## PROBLEM
All the data should come back exactly as it was given.

==== MATERIAL ====

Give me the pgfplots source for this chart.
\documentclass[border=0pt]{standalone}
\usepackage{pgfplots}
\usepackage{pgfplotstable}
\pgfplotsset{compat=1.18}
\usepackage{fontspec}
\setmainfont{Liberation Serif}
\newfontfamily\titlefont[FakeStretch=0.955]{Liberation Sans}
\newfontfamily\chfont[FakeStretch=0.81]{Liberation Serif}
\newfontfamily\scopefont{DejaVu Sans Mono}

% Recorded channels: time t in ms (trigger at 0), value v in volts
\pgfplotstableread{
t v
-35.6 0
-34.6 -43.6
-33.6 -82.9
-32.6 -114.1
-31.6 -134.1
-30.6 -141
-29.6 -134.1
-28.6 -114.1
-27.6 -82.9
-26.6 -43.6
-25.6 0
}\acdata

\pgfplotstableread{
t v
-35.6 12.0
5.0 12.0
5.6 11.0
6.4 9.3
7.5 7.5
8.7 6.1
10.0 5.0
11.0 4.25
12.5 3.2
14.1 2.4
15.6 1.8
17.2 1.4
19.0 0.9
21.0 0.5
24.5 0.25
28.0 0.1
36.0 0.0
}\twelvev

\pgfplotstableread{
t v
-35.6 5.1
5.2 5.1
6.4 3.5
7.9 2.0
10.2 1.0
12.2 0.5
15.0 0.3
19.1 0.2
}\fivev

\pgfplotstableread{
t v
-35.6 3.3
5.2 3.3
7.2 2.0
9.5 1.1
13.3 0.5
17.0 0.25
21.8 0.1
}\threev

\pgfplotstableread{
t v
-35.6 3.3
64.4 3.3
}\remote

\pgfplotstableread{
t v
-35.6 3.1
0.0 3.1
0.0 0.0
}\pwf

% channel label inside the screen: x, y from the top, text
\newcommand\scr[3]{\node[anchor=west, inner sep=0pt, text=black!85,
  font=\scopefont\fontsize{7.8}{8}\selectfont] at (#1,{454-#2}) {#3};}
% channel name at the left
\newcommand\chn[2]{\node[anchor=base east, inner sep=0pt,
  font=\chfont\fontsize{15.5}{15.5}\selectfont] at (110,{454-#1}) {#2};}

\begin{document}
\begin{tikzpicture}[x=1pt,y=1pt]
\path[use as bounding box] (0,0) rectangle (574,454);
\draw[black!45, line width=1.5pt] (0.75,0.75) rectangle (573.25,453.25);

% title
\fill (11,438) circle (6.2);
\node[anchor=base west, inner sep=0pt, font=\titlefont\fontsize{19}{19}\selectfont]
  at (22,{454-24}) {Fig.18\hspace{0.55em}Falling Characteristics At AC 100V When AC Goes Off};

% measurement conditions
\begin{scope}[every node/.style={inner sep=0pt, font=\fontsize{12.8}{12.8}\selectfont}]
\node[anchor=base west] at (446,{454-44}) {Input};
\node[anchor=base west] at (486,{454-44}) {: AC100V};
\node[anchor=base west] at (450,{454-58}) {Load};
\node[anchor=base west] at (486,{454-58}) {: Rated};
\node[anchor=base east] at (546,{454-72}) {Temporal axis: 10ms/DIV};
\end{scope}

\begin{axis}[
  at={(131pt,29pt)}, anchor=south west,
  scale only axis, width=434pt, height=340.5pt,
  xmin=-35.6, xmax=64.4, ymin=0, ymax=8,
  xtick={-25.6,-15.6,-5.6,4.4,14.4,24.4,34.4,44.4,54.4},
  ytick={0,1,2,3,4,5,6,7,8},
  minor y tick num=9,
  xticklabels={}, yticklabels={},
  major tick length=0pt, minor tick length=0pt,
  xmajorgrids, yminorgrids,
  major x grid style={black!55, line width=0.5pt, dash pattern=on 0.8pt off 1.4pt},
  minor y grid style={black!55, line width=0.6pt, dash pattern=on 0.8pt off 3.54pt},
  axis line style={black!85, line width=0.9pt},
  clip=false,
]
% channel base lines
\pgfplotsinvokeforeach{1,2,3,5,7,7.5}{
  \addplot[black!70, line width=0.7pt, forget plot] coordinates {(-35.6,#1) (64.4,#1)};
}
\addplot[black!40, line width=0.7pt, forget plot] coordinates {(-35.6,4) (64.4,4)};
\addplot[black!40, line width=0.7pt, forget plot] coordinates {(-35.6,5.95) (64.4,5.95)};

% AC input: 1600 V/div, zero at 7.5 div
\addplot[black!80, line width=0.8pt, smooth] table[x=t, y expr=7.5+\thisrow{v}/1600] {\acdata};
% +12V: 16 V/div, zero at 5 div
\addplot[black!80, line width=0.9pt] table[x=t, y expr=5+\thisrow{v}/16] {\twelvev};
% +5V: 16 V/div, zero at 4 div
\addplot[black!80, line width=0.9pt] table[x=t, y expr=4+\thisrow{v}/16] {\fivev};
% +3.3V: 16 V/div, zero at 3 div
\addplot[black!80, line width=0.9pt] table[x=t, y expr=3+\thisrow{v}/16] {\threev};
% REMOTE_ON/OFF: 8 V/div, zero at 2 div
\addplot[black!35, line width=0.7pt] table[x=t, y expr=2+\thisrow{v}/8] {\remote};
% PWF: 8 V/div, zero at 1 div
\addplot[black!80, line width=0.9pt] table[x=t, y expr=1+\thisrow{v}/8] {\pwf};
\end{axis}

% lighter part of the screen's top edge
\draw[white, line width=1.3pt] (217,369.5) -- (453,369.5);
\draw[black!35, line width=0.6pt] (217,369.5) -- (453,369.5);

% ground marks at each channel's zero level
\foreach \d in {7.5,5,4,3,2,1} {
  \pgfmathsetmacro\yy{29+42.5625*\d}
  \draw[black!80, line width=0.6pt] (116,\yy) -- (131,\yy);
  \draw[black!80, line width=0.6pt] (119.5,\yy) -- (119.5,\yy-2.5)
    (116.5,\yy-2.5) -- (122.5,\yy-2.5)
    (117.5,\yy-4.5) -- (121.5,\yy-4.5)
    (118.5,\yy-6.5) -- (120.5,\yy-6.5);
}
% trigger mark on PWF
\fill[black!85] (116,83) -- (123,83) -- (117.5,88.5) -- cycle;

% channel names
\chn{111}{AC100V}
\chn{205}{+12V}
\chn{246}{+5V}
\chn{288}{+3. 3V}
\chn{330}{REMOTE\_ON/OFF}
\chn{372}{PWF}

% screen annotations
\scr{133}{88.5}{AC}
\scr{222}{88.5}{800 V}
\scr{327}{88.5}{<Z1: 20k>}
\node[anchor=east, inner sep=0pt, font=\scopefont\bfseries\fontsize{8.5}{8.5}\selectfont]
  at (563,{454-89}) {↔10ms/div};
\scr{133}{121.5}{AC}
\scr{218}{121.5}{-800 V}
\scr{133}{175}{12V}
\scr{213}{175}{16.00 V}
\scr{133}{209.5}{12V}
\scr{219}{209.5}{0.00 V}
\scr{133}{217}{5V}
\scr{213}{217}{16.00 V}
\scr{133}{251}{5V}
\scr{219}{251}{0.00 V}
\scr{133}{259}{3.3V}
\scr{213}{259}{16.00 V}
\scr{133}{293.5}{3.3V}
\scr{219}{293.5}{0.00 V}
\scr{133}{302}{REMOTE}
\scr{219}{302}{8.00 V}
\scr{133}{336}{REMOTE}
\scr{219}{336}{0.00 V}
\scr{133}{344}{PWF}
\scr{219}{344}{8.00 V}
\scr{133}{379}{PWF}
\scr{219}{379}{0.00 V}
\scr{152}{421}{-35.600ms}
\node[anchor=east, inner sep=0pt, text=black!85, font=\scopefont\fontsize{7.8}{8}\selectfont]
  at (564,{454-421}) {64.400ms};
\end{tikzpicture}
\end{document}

====

## THE SOLUTION
Give me the pgfplots source for this chart.
\documentclass[border=0pt]{standalone}
\usepackage{pgfplots}
\usepackage{pgfplotstable}
\pgfplotsset{compat=1.18}
\usepackage{fontspec}
\setmainfont{Liberation Serif}
\newfontfamily\titlefont[FakeStretch=0.955]{Liberation Sans}
\newfontfamily\chfont[FakeStretch=0.81]{Liberation Serif}
\newfontfamily\scopefont{DejaVu Sans Mono}

% Recorded channels: time t in ms (trigger at 0), value v in volts
\pgfplotstableread{
t v
-35.6 0
-34.6 -43.6
-33.6 -82.9
-32.6 -114.1
-31.6 -134.1
-30.6 -141
-29.6 -134.1
-28.6 -114.1
-27.6 -82.9
-26.6 -43.6
-25.6 0
}\acdata

\pgfplotstableread{
t v
-35.6 12.0
5.0 12.0
5.6 11.0
6.4 9.3
7.5 7.5
8.7 6.1
10.0 5.0
11.0 4.25
12.5 3.2
14.1 2.4
15.6 1.8
17.2 1.4
19.0 0.9
21.0 0.5
24.5 0.25
28.0 0.1
36.0 0.0
}\twelvev

\pgfplotstableread{
t v
-35.6 5.1
5.2 5.1
6.4 3.5
7.9 2.0
10.2 1.0
12.2 0.5
15.0 0.3
19.1 0.2
}\fivev

\pgfplotstableread{
t v
-35.6 3.3
5.2 3.3
7.2 2.0
9.5 1.1
13.3 0.5
17.0 0.25
21.8 0.1
}\threev

\pgfplotstableread{
t v
-35.6 3.3
64.4 3.3
}\remote

\pgfplotstableread{
t v
-35.6 3.1
0.0 3.1
0.0 0.0
}\pwf

% channel label inside the screen: x, y from the top, text
\newcommand\scr[3]{\node[anchor=west, inner sep=0pt, text=black!85,
  font=\scopefont\fontsize{7.8}{8}\selectfont] at (#1,{454-#2}) {#3};}
% channel name at the left
\newcommand\chn[2]{\node[anchor=base east, inner sep=0pt,
  font=\chfont\fontsize{15.5}{15.5}\selectfont] at (110,{454-#1}) {#2};}

\begin{document}
\begin{tikzpicture}[x=1pt,y=1pt]
\path[use as bounding box] (0,0) rectangle (574,454);
\draw[black!45, line width=1.5pt] (0.75,0.75) rectangle (573.25,453.25);

% title
\fill (11,438) circle (6.2);
\node[anchor=base west, inner sep=0pt, font=\titlefont\fontsize{19}{19}\selectfont]
  at (22,{454-24}) {Fig.18\hspace{0.55em}Falling Characteristics At AC 100V When AC Goes Off};

% measurement conditions
\begin{scope}[every node/.style={inner sep=0pt, font=\fontsize{12.8}{12.8}\selectfont}]
\node[anchor=base west] at (446,{454-44}) {Input};
\node[anchor=base west] at (486,{454-44}) {: AC100V};
\node[anchor=base west] at (450,{454-58}) {Load};
\node[anchor=base west] at (486,{454-58}) {: Rated};
\node[anchor=base east] at (546,{454-72}) {Temporal axis: 10ms/DIV};
\end{scope}

\begin{axis}[
  at={(131pt,29pt)}, anchor=south west,
  scale only axis, width=434pt, height=340.5pt,
  xmin=-35.6, xmax=64.4, ymin=0, ymax=8,
  xtick={-25.6,-15.6,-5.6,4.4,14.4,24.4,34.4,44.4,54.4},
  ytick={0,1,2,3,4,5,6,7,8},
  minor y tick num=9,
  xticklabels={}, yticklabels={},
  major tick length=0pt, minor tick length=0pt,
  xmajorgrids, yminorgrids,
  major x grid style={black!55, line width=0.5pt, dash pattern=on 0.8pt off 1.4pt},
  minor y grid style={black!55, line width=0.6pt, dash pattern=on 0.8pt off 3.54pt},
  axis line style={black!85, line width=0.9pt},
  clip=false,
]
% channel base lines
\pgfplotsinvokeforeach{1,2,3,5,7,7.5}{
  \addplot[black!70, line width=0.7pt, forget plot] coordinates {(-35.6,#1) (64.4,#1)};
}
\addplot[black!40, line width=0.7pt, forget plot] coordinates {(-35.6,4) (64.4,4)};
\addplot[black!40, line width=0.7pt, forget plot] coordinates {(-35.6,5.95) (64.4,5.95)};

% AC input: 1600 V/div, zero at 7.5 div
\addplot[black!80, line width=0.8pt, smooth] table[x=t, y expr=7.5+\thisrow{v}/1600] {\acdata};
% +12V: 16 V/div, zero at 5 div
\addplot[black!80, line width=0.9pt] table[x=t, y expr=5+\thisrow{v}/16] {\twelvev};
% +5V: 16 V/div, zero at 4 div
\addplot[black!80, line width=0.9pt] table[x=t, y expr=4+\thisrow{v}/16] {\fivev};
% +3.3V: 16 V/div, zero at 3 div
\addplot[black!80, line width=0.9pt] table[x=t, y expr=3+\thisrow{v}/16] {\threev};
% REMOTE_ON/OFF: 8 V/div, zero at 2 div
\addplot[black!35, line width=0.7pt] table[x=t, y expr=2+\thisrow{v}/8] {\remote};
% PWF: 8 V/div, zero at 1 div
\addplot[black!80, line width=0.9pt] table[x=t, y expr=1+\thisrow{v}/8] {\pwf};
\end{axis}

% lighter part of the screen's top edge
\draw[white, line width=1.3pt] (217,369.5) -- (453,369.5);
\draw[black!35, line width=0.6pt] (217,369.5) -- (453,369.5);

% ground marks at each channel's zero level
\foreach \d in {7.5,5,4,3,2,1} {
  \pgfmathsetmacro\yy{29+42.5625*\d}
  \draw[black!80, line width=0.6pt] (116,\yy) -- (131,\yy);
  \draw[black!80, line width=0.6pt] (119.5,\yy) -- (119.5,\yy-2.5)
    (116.5,\yy-2.5) -- (122.5,\yy-2.5)
    (117.5,\yy-4.5) -- (121.5,\yy-4.5)
    (118.5,\yy-6.5) -- (120.5,\yy-6.5);
}
% trigger mark on PWF
\fill[black!85] (116,83) -- (123,83) -- (117.5,88.5) -- cycle;

% channel names
\chn{111}{AC100V}
\chn{205}{+12V}
\chn{246}{+5V}
\chn{288}{+3. 3V}
\chn{330}{REMOTE\_ON/OFF}
\chn{372}{PWF}

% screen annotations
\scr{133}{88.5}{AC}
\scr{222}{88.5}{800 V}
\scr{327}{88.5}{<Z1: 20k>}
\node[anchor=east, inner sep=0pt, font=\scopefont\bfseries\fontsize{8.5}{8.5}\selectfont]
  at (563,{454-89}) {↔10ms/div};
\scr{133}{121.5}{AC}
\scr{218}{121.5}{-800 V}
\scr{133}{175}{12V}
\scr{213}{175}{16.00 V}
\scr{133}{209.5}{12V}
\scr{219}{209.5}{0.00 V}
\scr{133}{217}{5V}
\scr{213}{217}{16.00 V}
\scr{133}{251}{5V}
\scr{219}{251}{0.00 V}
\scr{133}{259}{3.3V}
\scr{213}{259}{16.00 V}
\scr{133}{293.5}{3.3V}
\scr{219}{293.5}{0.00 V}
\scr{133}{302}{REMOTE}
\scr{219}{302}{8.00 V}
\scr{133}{336}{REMOTE}
\scr{219}{336}{0.00 V}
\scr{133}{344}{PWF}
\scr{219}{344}{8.00 V}
\scr{133}{379}{PWF}
\scr{219}{379}{0.00 V}
\scr{152}{421}{-35.600ms}
\node[anchor=east, inner sep=0pt, text=black!85, font=\scopefont\fontsize{7.8}{8}\selectfont]
  at (564,{454-421}) {64.400ms};
\end{tikzpicture}
\end{document}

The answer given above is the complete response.